The listing had five photos. One showed a door, half open, possibly not attached to anything. Another was a blurry shot of a fig tree that could’ve been in Morocco or Milton Keynes. No kitchen, no bathroom. But it was cheap. Suspiciously cheap. And there was that word—potential.
They always say that, don’t they? Agents, sellers, those chirpy YouTube renovators in straw hats. Potential is a magic word. A polite way of saying: this place might kill you, but imagine how charming it’ll be if it doesn’t.
We clicked. We zoomed. We stared at the walls. “Maybe it’s not that bad?” Sam said. I nodded too quickly. Jamie shrugged and went back to his game. That was our due diligence.
The house was somewhere inland. Not Valencia city—further. Somewhere Google Maps didn’t care much for. The town had three bars, one bakery, and a petrol station with a surprising number of political flyers. But the price? We could buy it outright. No mortgage. No landlord. Just… us, a deed, and several unresolved construction mysteries.
We sent an email. Got a response two days later. A man named Luis. Very friendly. Slightly cryptic. Said the house had “been empty a while,” which we later learned meant squatters, bats, and one unexplained axe in the attic. But he was helpful. Offered a video tour over WhatsApp. The connection cut out halfway through, and he narrated the rest like a football commentator.
We said yes.
We didn’t see the inside in person until we were holding the keys. Which is, according to Spain’s official notary law, perfectly legal—if not particularly sane. (If you’re into the legal side, here’s the actual notary site: https://www.notariado.org/portal/en/home
The legal bit was harder than we thought. Forms in triplicate. Documents we didn’t know existed. NIE numbers, utility transfers, tax hoops. Spain’s bureaucracy has layers. Like filo pastry, but with more shouting.
We hired a local gestor to help. She was brilliant. Fierce in that way only women who’ve dealt with town hall officials for twenty years can be. She told us, deadpan, that the house had no certificate of habitation, but that it was “probably fine if you didn’t ask too many questions.”
When we finally arrived, three weeks later, everything looked… bigger. And rougher. The walls had gaps. The roof tiles were curling. There were two fridges in the garden. One contained what I’m pretty sure was a pair of shoes and an old sausage.
Jamie refused to go inside until we’d checked for scorpions. He wasn’t joking.
That first week was just damage control. No running water. A broken fuse box that buzzed like it wanted to explode. One window missing. Wasps in the gutter. A curtain of cobwebs in the hallway so thick it should’ve had its own postcode.
We didn’t sleep much. We argued about where the bathroom could be. Sam cried in the car once, then punched a wall and broke through the plaster. Jamie made a spreadsheet of “Structural Concerns and Possible Solutions,” which included the entry: “Living Room Floor – Might Actually Be Dirt?”

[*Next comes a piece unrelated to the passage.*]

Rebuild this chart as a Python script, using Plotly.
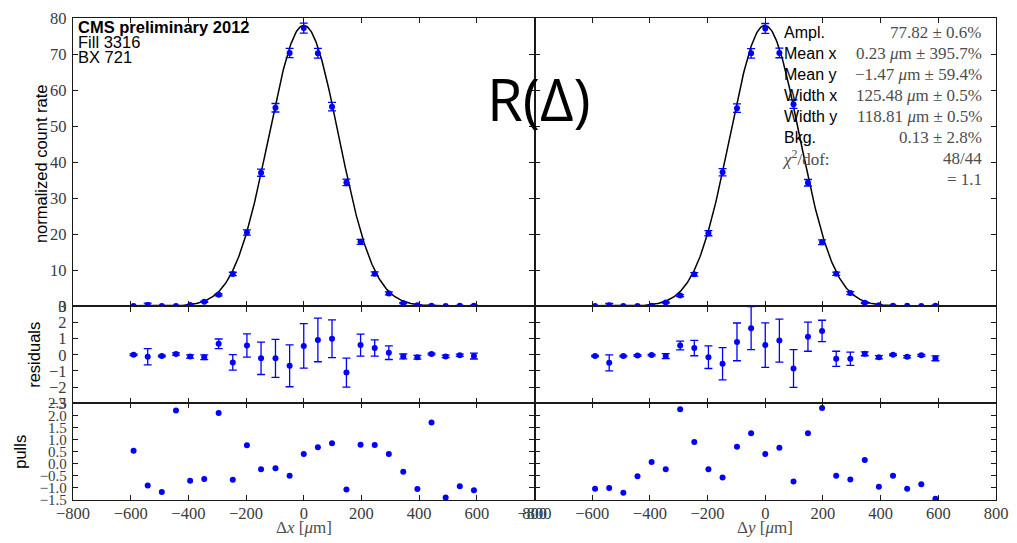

We started learning. Fast. About lime render. About moisture barriers. About the horrifying price of reclaimed terracotta tiles. I read EcoHabitar cover to cover, twice. (It’s an incredible Spanish resource if you don’t mind getting nerdy—link here:
Sam found a forum where other off-gridders posted questions like “Can I put a shower next to a bread oven?” and “How do I legally collect rain if my neighbour is watching?”
Turns out potential means you’ll spend a full afternoon trying to figure out where that one weird smell is coming from and eventually discover an entire mummified rat inside a wall cavity.
But also—
Also, it means watching the sun rise through a window that didn’t exist last week because you just knocked that wall through with your bare hands and a borrowed crowbar.
It means turning the key in your own front door—even if it sticks—and knowing no one can tell you to leave.
It means building something stupid and personal and wonky. On purpose.
We’re still in the thick of it. The back room leaks. The electricity is patchy. The water pressure is a rumour. But the place is starting to feel like ours. Or maybe like we’re starting to belong to it.
We don’t have a five-year plan. We’ve got one good hammer, a pile of salvaged tiles, and a teenage son who’s started drawing up solar panel layouts in his sketchbook.
Potential. It’s a lot scarier up close. But we’re here. And honestly? That counts for more than I expected.